Almost a year has passed since the atrocities, and I have travelled to the Shefayim hotel in central Israel to find out what happened to those iconic twins, and to meet their adoptive parents, Ofir and Tom Alon. Ofir (née Rosenfeld) is Guy and Roi’s aunt, the sister of Hadar. Ofir and Hadar were two of six Rosenfeld children born on the Kfar Aza kibbutz; four of the siblings chose to stay on as adults, raising their children around the corner from their parents. (Only a few days before the attack, Hadar and Itay, who lived next door to the Alons, moved to the other side of the kibbutz, a quarter of a mile away, to a bigger house where they had more space for their growing twins.) It was an idyllic set-up in a close-knit rural community of about 900 souls living in small, unpretentious, single-storey houses set in a magical, undulating landscape. Many of the survivors from the kibbutz are now living here in Shefayim, put up by the government temporarily and unable to return to homes which overnight became a charnel house.

Emily Cohen, a British businesswoman who has been rallying support for Kfar Aza survivors, warns me that everyone I meet today will either be a widow, a widower, or will have lost a parent, a child, a sibling or a close friend. A modern, airy place with lots of pale, exposed wood and potted greenery, Shefayim has the feeling of a pleasant civic library, perhaps because it is so hushed. As Tom and Ofir and I talk over coffee at a large table in the reception area, people pass by, moving slowly as if the ground beneath their feet might prove treacherous. Some are still recovering from physical injuries, all have invisible mental scars. I notice many of the residents wearing hoodies or T-shirts emblazoned with a name: Emily (British citizen, aged 28), Doron, Keith, Ziv and Gali (27-year-old twin brothers). These are the Kfar Aza residents who are still held hostage in Gaza. Even if you didn’t know it, you might sense this is the Heartbreak Hotel. 

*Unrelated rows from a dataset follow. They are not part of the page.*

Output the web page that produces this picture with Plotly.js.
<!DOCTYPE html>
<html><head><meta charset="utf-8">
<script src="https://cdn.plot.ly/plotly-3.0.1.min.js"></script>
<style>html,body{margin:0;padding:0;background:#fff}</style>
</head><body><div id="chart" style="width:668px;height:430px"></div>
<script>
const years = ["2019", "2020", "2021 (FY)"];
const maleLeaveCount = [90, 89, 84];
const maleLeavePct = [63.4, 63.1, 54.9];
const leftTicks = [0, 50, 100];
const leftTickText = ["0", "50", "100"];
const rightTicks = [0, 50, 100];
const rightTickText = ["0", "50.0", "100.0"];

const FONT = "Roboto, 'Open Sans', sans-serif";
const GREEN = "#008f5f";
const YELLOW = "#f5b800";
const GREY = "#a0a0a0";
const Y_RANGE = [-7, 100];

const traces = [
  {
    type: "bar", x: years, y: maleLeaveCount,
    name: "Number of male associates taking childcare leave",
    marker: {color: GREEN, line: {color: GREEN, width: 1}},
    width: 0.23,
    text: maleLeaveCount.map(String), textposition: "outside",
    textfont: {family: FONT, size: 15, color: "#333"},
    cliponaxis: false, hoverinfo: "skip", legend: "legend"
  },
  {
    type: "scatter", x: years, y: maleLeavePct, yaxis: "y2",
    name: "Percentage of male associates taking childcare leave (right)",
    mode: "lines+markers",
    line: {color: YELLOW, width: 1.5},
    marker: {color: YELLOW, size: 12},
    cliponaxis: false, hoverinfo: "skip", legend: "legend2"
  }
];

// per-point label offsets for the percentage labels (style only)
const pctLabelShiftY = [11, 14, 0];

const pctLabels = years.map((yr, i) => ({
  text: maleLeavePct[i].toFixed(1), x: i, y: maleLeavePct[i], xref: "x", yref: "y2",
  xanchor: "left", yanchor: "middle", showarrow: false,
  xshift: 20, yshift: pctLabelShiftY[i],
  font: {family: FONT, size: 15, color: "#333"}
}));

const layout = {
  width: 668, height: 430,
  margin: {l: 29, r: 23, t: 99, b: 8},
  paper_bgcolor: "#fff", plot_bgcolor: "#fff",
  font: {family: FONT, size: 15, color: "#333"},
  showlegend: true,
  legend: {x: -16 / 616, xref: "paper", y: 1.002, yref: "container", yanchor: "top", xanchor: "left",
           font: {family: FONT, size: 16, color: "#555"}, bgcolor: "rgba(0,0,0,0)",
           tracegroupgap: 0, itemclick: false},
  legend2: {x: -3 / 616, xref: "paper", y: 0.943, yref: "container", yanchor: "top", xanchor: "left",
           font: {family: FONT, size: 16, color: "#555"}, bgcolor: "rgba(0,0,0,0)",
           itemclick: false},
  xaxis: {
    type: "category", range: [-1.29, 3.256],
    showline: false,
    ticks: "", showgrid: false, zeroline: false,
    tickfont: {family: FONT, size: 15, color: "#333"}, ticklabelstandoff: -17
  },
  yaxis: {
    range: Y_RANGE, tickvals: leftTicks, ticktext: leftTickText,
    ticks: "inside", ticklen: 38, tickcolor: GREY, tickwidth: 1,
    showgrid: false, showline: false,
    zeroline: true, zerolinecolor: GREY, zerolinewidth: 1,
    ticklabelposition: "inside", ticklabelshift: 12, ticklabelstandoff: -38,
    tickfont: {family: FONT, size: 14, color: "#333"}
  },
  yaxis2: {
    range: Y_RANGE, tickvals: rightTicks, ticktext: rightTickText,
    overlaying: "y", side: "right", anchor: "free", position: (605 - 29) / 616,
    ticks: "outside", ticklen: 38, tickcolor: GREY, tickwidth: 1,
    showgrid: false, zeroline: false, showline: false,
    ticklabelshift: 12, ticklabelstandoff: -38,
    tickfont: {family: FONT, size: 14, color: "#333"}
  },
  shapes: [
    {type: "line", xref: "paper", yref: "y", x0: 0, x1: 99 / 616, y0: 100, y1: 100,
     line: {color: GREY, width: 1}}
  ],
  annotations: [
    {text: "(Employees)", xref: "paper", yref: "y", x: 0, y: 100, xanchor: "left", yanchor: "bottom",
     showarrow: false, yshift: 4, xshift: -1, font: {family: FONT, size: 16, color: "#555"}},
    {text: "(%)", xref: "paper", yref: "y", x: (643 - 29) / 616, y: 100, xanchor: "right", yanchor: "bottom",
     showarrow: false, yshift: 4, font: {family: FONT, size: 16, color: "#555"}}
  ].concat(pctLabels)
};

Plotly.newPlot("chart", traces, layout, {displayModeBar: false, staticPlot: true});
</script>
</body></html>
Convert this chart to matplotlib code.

“On the day before, October 6, we were celebrating my mother’s birthday,” Ofir begins. “All the children and the grandchildren come to be there on the kibbutz and celebrate for her. So it was wonderful, a very special occasion. It turned out to be the last time we would be together, all of us.”

Although the Alons already had three young sons of their own, Ofir says she was in no doubt she wanted to have the twins after their parents were killed. On her phone, she finds me a picture from autumn 2022, when she and Hadar were both heavily pregnant. The sisters stand in profile, proudly displaying their bumps and smiling an identical broad Rosenfeld girls’ smile. 

“Hadar and Itay were expecting the twins when we were having our third. They were together even before birth, really, they were close neighbours, and we’d see them daily, so the special connection started between the children even before they were born.”